The band's Congress configuration will comprise nine musicians with a repertoire somewhat broader and more intricate than the irresistible samba and samba-reggae drum music that's set Tucsonans of all ages crazy-dancing through the streets at the Family Arts Festival, the All Souls Procession and random acts of samba since 2002.
"Our thing with the smaller group," Berrien says, "is to play styles of music that the big group can't play--forró, embolada, maracatu, pagode."
The smaller group also gets paid, an important distinction to what is otherwise an all-volunteer organization. "My challenge is that I know as a musician, there's only so far you can go asking things from volunteers before you start to burn them out. I'm modeling it after what I saw in Brazil. These really big samba schools also have smaller groups that go around. That's the way they do it."
Brazilian samba schools, especially the Ilè Aiyè (House of Life) organization in Salvador, Bahia, are the touchstone of Batucaxé. Fifteen members visited Salvador, Bahia, and the airplane-hangar-sized, three-story samba school building in 2006. Their intention was to learn more about the traditions of Carnaval, but the spectacle was the least of it. Batucaxé wanted to know more about the music culture behind it, and especially its role in the community. Batucaxé hopes to build community by empowering people, everyone, to make music and dance, and to do it collectively. Berrien calls it "culture building."
"Batuca is a word that in Spanish and Portuguese means 'to beat,'" Berrien explains. "Axé (also spelled ashé) is an African word that means 'the power to make things happen.' It's kind of like the Chinese concept of 'chi.' In Africa, you would say 'ashé' to someone, and it would be like giving them a blessing. So 'Batucaxé (bah-TOO-kah-shay) means 'the blessing of the beat.'"
Berrien and his fellow travelers marveled at the importance of music and musicians to the cohesiveness of community life in Salvador, Bahia, despite generations of incomprehensible poverty. Residents live in thousands of illegal, rickety shanties with no water, electricity or city services, but music is everywhere on the streets, and musicians are their community organizers.
"This isn't a very good way to put it," Berrien says, "but, you know, Bono? He'd be a dime a dozen in Brazil. These people understand that if we don't do it for each other, the government's not going to do it for us. Ilè Aiyè has been a model for me, of what I feel (President Barack Obama's) calling us to do--civic engagement."
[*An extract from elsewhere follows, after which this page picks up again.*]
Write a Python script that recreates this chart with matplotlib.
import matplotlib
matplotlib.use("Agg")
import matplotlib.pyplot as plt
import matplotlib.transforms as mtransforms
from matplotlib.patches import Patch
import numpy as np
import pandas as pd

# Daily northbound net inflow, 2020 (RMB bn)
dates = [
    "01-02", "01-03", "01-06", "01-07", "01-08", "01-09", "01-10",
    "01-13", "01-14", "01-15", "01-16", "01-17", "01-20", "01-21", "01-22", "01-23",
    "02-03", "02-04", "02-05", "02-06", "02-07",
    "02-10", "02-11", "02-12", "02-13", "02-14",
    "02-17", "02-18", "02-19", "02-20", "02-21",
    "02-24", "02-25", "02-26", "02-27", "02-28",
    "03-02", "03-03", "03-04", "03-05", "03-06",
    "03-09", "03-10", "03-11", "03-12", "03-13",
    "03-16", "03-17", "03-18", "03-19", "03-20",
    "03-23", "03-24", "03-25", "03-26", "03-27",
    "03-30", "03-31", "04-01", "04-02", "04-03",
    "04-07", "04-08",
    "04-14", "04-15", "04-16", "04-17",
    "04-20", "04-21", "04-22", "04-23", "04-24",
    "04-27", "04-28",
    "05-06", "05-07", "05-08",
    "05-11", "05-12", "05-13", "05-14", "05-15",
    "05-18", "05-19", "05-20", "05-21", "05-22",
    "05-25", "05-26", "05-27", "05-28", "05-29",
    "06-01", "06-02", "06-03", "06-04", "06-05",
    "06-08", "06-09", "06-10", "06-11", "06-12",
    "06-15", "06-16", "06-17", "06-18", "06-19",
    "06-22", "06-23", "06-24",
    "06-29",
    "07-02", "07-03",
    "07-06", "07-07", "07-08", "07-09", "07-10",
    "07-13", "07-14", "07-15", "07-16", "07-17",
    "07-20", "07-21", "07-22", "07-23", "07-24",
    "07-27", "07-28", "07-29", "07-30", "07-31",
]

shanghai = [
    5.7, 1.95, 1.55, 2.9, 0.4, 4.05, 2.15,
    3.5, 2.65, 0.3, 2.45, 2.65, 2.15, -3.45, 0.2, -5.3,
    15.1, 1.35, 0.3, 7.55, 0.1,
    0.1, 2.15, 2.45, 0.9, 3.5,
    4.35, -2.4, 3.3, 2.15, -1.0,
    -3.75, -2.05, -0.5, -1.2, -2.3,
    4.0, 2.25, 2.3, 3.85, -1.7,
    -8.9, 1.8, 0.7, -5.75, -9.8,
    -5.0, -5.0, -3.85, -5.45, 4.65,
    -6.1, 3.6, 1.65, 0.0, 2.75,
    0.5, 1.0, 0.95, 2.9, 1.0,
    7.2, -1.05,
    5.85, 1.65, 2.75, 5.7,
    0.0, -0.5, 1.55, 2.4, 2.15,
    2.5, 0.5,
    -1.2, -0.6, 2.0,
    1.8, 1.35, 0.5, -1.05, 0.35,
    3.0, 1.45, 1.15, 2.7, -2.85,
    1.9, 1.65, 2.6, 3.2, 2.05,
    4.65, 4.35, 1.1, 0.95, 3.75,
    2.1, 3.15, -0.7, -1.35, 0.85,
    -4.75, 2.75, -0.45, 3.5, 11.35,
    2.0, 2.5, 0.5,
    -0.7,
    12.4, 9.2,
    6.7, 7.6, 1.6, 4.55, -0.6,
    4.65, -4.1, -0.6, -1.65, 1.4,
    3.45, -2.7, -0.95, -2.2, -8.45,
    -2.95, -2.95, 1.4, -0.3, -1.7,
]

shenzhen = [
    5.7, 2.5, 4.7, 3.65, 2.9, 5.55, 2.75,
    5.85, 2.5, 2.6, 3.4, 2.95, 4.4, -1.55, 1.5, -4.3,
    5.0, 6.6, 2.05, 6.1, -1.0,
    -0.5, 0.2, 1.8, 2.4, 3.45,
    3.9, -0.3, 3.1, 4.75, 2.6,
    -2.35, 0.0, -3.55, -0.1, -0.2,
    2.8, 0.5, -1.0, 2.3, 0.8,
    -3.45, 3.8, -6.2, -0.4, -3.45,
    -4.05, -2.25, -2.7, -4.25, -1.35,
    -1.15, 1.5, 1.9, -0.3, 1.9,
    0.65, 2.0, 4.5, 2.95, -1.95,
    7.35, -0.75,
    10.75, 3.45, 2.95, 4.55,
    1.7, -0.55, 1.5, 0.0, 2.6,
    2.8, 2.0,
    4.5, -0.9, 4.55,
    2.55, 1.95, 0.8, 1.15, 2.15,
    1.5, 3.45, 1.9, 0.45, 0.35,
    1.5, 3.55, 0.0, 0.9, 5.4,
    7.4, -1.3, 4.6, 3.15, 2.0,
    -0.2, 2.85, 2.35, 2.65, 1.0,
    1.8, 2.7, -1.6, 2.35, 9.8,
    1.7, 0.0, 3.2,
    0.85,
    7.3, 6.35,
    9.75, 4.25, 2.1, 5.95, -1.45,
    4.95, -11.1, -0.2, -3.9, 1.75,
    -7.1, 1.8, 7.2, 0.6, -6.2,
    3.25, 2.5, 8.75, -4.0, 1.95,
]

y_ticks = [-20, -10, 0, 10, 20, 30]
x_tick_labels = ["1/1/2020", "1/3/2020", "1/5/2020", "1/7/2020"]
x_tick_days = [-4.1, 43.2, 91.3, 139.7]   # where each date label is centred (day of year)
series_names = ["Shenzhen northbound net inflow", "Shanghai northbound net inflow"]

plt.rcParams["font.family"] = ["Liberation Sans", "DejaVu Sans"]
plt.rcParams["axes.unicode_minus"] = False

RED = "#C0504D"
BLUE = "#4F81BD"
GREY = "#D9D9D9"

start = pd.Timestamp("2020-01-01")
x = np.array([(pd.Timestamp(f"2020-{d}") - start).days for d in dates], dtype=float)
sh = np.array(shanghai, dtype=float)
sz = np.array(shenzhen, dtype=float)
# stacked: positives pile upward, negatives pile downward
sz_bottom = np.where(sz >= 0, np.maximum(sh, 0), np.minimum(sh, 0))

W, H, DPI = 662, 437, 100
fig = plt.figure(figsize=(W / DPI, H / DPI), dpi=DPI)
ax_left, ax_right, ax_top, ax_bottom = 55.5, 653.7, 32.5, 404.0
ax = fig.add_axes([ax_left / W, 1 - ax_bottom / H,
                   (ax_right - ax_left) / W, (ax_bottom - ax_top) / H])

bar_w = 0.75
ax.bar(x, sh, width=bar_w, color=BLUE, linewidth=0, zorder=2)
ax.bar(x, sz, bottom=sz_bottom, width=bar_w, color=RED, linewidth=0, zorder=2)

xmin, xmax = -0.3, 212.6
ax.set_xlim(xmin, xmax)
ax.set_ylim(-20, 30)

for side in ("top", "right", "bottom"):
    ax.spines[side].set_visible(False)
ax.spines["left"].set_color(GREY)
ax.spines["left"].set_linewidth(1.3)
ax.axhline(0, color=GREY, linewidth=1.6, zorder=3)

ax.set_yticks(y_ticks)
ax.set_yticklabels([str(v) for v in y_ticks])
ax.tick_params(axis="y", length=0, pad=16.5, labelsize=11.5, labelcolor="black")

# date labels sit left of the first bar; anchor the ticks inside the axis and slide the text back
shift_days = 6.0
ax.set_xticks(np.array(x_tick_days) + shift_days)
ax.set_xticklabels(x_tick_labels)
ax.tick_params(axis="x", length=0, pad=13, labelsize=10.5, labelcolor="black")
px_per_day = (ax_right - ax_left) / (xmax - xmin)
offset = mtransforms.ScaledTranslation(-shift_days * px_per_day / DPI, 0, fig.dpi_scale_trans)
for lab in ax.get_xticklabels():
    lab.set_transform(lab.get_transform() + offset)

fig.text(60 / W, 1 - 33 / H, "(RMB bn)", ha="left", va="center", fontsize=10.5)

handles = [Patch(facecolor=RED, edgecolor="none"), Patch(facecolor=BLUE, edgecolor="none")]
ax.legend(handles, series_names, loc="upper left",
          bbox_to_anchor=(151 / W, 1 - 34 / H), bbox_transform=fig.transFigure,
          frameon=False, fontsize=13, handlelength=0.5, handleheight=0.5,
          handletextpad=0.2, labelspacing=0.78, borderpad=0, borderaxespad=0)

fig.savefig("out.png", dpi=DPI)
Berrien played trumpet and bass in high school in Washington, D.C., but attended Howard University with the intention of becoming a nutritionist. He later studied percussion and performed with the drummer for proto-rapper Gil Scott-Heron ("The Revolution Will Not Be Televised"). In the '80s, Berrien played drums in an ensemble with percussionist Alyrio Lima of the venerable jazz-rock fusion outfit Weather Report.
"He was the starting place for me with Brazilian music," Berrien says. "At the time, I was familiar with African drumming and jazz drumming, but that's all. He would tease me and the other drummer, who was Mexican American, that we were always playing the same rhythms, and that we needed to get on board with Brazilian music."
With that challenge, Berrien became immersed in not only the variety, but also the history of beats in Brazilian music--the unique mix of African, Brazilian indigenous and Iberian influences. "Since then, it's always been something that's been there, so I wanted to go to Brazil, and I wanted to do something more with Brazilian music, and I've had chances to do that off and on with other people."
But it's Batucaxé that's taken him from his art to his calling.
"Culture building is a co-creative process. It takes a lot of energy," he says. "I have seen that what keeps a community moving forward is its cultural artifacts. It's important to our children, and our adults, to learn to have cultural artifacts that they can be part of. It's a different kind of education, but it's education."